▶ **Prompt**
Omit all images. Transcribe the rest of the material below exactly.

##### Recorded information #####

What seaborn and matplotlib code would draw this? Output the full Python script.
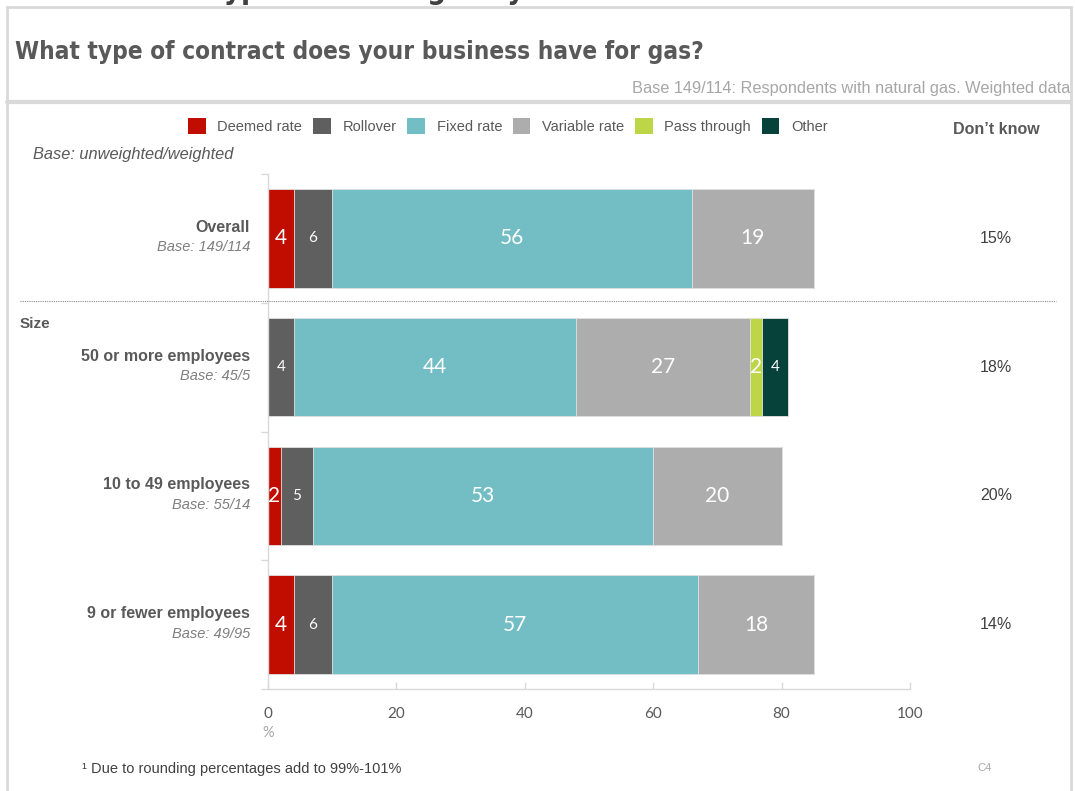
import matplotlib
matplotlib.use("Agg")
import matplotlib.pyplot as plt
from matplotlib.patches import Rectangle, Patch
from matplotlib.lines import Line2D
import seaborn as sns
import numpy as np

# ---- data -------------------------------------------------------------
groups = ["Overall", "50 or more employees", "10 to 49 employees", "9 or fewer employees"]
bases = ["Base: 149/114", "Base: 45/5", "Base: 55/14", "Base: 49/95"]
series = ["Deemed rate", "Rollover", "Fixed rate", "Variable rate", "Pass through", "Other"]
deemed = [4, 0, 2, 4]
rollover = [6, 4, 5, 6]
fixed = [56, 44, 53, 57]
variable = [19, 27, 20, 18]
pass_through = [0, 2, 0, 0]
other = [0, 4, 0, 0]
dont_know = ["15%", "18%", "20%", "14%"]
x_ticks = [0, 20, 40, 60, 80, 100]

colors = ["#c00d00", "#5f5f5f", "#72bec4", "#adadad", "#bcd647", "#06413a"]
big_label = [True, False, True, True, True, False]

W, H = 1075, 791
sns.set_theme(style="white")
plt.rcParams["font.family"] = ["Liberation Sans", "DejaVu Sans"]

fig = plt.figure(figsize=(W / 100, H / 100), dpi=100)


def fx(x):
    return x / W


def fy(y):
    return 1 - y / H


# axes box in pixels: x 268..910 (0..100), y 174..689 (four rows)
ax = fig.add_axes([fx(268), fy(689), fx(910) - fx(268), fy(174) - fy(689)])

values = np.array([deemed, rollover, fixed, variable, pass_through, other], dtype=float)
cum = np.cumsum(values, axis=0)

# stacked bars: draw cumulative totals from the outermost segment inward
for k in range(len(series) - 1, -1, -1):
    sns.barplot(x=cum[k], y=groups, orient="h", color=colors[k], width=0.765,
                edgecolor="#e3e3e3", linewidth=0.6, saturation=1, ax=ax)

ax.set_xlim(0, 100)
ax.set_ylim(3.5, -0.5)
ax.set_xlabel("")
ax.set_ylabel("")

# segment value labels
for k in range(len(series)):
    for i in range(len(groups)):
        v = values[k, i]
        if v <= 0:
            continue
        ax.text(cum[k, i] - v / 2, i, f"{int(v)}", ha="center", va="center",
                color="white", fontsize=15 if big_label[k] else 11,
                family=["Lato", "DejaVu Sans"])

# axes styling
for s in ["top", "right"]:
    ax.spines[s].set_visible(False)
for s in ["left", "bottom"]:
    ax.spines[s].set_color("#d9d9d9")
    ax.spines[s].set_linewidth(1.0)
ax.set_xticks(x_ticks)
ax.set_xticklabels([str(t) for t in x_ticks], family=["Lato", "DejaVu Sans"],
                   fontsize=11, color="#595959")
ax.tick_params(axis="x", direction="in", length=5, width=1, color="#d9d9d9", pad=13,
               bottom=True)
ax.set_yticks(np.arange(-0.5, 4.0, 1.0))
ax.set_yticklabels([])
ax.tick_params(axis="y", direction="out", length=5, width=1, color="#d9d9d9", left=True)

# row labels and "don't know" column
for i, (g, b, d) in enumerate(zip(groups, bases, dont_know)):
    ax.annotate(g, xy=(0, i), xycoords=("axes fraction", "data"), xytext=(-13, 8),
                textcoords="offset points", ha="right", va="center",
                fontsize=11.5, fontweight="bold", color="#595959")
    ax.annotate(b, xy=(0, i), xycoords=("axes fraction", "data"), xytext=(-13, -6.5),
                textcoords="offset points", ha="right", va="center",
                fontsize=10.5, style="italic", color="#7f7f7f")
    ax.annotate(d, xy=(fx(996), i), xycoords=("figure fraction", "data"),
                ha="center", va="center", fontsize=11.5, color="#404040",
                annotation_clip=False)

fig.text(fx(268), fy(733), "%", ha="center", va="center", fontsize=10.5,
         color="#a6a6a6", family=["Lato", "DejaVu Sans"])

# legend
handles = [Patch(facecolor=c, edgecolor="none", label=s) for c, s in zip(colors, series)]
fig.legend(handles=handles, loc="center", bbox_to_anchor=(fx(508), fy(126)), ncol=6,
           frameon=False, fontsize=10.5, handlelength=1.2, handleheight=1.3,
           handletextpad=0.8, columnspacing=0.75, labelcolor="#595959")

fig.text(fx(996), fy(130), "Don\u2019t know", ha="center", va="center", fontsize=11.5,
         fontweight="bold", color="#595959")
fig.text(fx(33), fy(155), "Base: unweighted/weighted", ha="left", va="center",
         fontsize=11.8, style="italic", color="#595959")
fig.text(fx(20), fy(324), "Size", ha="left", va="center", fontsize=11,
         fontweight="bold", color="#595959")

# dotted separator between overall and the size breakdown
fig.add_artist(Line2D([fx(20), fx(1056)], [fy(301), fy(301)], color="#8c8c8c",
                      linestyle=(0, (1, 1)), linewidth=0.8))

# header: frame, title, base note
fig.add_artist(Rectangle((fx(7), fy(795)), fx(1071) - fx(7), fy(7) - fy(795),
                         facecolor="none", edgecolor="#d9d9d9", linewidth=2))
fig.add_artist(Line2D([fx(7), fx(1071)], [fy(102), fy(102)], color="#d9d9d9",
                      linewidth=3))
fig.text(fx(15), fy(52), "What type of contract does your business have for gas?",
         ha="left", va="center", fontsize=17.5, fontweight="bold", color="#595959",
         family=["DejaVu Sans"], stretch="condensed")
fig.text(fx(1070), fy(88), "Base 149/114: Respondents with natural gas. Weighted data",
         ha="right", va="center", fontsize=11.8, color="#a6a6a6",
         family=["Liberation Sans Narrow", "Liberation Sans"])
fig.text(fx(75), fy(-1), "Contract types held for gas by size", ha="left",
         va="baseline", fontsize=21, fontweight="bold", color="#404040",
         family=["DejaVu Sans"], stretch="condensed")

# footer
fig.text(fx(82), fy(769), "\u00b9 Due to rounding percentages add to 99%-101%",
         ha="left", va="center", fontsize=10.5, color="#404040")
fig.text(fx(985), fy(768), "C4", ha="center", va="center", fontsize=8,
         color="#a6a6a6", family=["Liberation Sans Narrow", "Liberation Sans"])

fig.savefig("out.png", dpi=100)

#####

▶ **Solution to the exercise**
What seaborn and matplotlib code would draw this? Output the full Python script.
import matplotlib
matplotlib.use("Agg")
import matplotlib.pyplot as plt
from matplotlib.patches import Rectangle, Patch
from matplotlib.lines import Line2D
import seaborn as sns
import numpy as np

# ---- data -------------------------------------------------------------
groups = ["Overall", "50 or more employees", "10 to 49 employees", "9 or fewer employees"]
bases = ["Base: 149/114", "Base: 45/5", "Base: 55/14", "Base: 49/95"]
series = ["Deemed rate", "Rollover", "Fixed rate", "Variable rate", "Pass through", "Other"]
deemed = [4, 0, 2, 4]
rollover = [6, 4, 5, 6]
fixed = [56, 44, 53, 57]
variable = [19, 27, 20, 18]
pass_through = [0, 2, 0, 0]
other = [0, 4, 0, 0]
dont_know = ["15%", "18%", "20%", "14%"]
x_ticks = [0, 20, 40, 60, 80, 100]

colors = ["#c00d00", "#5f5f5f", "#72bec4", "#adadad", "#bcd647", "#06413a"]
big_label = [True, False, True, True, True, False]

W, H = 1075, 791
sns.set_theme(style="white")
plt.rcParams["font.family"] = ["Liberation Sans", "DejaVu Sans"]

fig = plt.figure(figsize=(W / 100, H / 100), dpi=100)


def fx(x):
    return x / W


def fy(y):
    return 1 - y / H


# axes box in pixels: x 268..910 (0..100), y 174..689 (four rows)
ax = fig.add_axes([fx(268), fy(689), fx(910) - fx(268), fy(174) - fy(689)])

values = np.array([deemed, rollover, fixed, variable, pass_through, other], dtype=float)
cum = np.cumsum(values, axis=0)

# stacked bars: draw cumulative totals from the outermost segment inward
for k in range(len(series) - 1, -1, -1):
    sns.barplot(x=cum[k], y=groups, orient="h", color=colors[k], width=0.765,
                edgecolor="#e3e3e3", linewidth=0.6, saturation=1, ax=ax)

ax.set_xlim(0, 100)
ax.set_ylim(3.5, -0.5)
ax.set_xlabel("")
ax.set_ylabel("")

# segment value labels
for k in range(len(series)):
    for i in range(len(groups)):
        v = values[k, i]
        if v <= 0:
            continue
        ax.text(cum[k, i] - v / 2, i, f"{int(v)}", ha="center", va="center",
                color="white", fontsize=15 if big_label[k] else 11,
                family=["Lato", "DejaVu Sans"])

# axes styling
for s in ["top", "right"]:
    ax.spines[s].set_visible(False)
for s in ["left", "bottom"]:
    ax.spines[s].set_color("#d9d9d9")
    ax.spines[s].set_linewidth(1.0)
ax.set_xticks(x_ticks)
ax.set_xticklabels([str(t) for t in x_ticks], family=["Lato", "DejaVu Sans"],
                   fontsize=11, color="#595959")
ax.tick_params(axis="x", direction="in", length=5, width=1, color="#d9d9d9", pad=13,
               bottom=True)
ax.set_yticks(np.arange(-0.5, 4.0, 1.0))
ax.set_yticklabels([])
ax.tick_params(axis="y", direction="out", length=5, width=1, color="#d9d9d9", left=True)

# row labels and "don't know" column
for i, (g, b, d) in enumerate(zip(groups, bases, dont_know)):
    ax.annotate(g, xy=(0, i), xycoords=("axes fraction", "data"), xytext=(-13, 8),
                textcoords="offset points", ha="right", va="center",
                fontsize=11.5, fontweight="bold", color="#595959")
    ax.annotate(b, xy=(0, i), xycoords=("axes fraction", "data"), xytext=(-13, -6.5),
                textcoords="offset points", ha="right", va="center",
                fontsize=10.5, style="italic", color="#7f7f7f")
    ax.annotate(d, xy=(fx(996), i), xycoords=("figure fraction", "data"),
                ha="center", va="center", fontsize=11.5, color="#404040",
                annotation_clip=False)

fig.text(fx(268), fy(733), "%", ha="center", va="center", fontsize=10.5,
         color="#a6a6a6", family=["Lato", "DejaVu Sans"])

# legend
handles = [Patch(facecolor=c, edgecolor="none", label=s) for c, s in zip(colors, series)]
fig.legend(handles=handles, loc="center", bbox_to_anchor=(fx(508), fy(126)), ncol=6,
           frameon=False, fontsize=10.5, handlelength=1.2, handleheight=1.3,
           handletextpad=0.8, columnspacing=0.75, labelcolor="#595959")

fig.text(fx(996), fy(130), "Don\u2019t know", ha="center", va="center", fontsize=11.5,
         fontweight="bold", color="#595959")
fig.text(fx(33), fy(155), "Base: unweighted/weighted", ha="left", va="center",
         fontsize=11.8, style="italic", color="#595959")
fig.text(fx(20), fy(324), "Size", ha="left", va="center", fontsize=11,
         fontweight="bold", color="#595959")

# dotted separator between overall and the size breakdown
fig.add_artist(Line2D([fx(20), fx(1056)], [fy(301), fy(301)], color="#8c8c8c",
                      linestyle=(0, (1, 1)), linewidth=0.8))

# header: frame, title, base note
fig.add_artist(Rectangle((fx(7), fy(795)), fx(1071) - fx(7), fy(7) - fy(795),
                         facecolor="none", edgecolor="#d9d9d9", linewidth=2))
fig.add_artist(Line2D([fx(7), fx(1071)], [fy(102), fy(102)], color="#d9d9d9",
                      linewidth=3))
fig.text(fx(15), fy(52), "What type of contract does your business have for gas?",
         ha="left", va="center", fontsize=17.5, fontweight="bold", color="#595959",
         family=["DejaVu Sans"], stretch="condensed")
fig.text(fx(1070), fy(88), "Base 149/114: Respondents with natural gas. Weighted data",
         ha="right", va="center", fontsize=11.8, color="#a6a6a6",
         family=["Liberation Sans Narrow", "Liberation Sans"])
fig.text(fx(75), fy(-1), "Contract types held for gas by size", ha="left",
         va="baseline", fontsize=21, fontweight="bold", color="#404040",
         family=["DejaVu Sans"], stretch="condensed")

# footer
fig.text(fx(82), fy(769), "\u00b9 Due to rounding percentages add to 99%-101%",
         ha="left", va="center", fontsize=10.5, color="#404040")
fig.text(fx(985), fy(768), "C4", ha="center", va="center", fontsize=8,
         color="#a6a6a6", family=["Liberation Sans Narrow", "Liberation Sans"])

fig.savefig("out.png", dpi=100)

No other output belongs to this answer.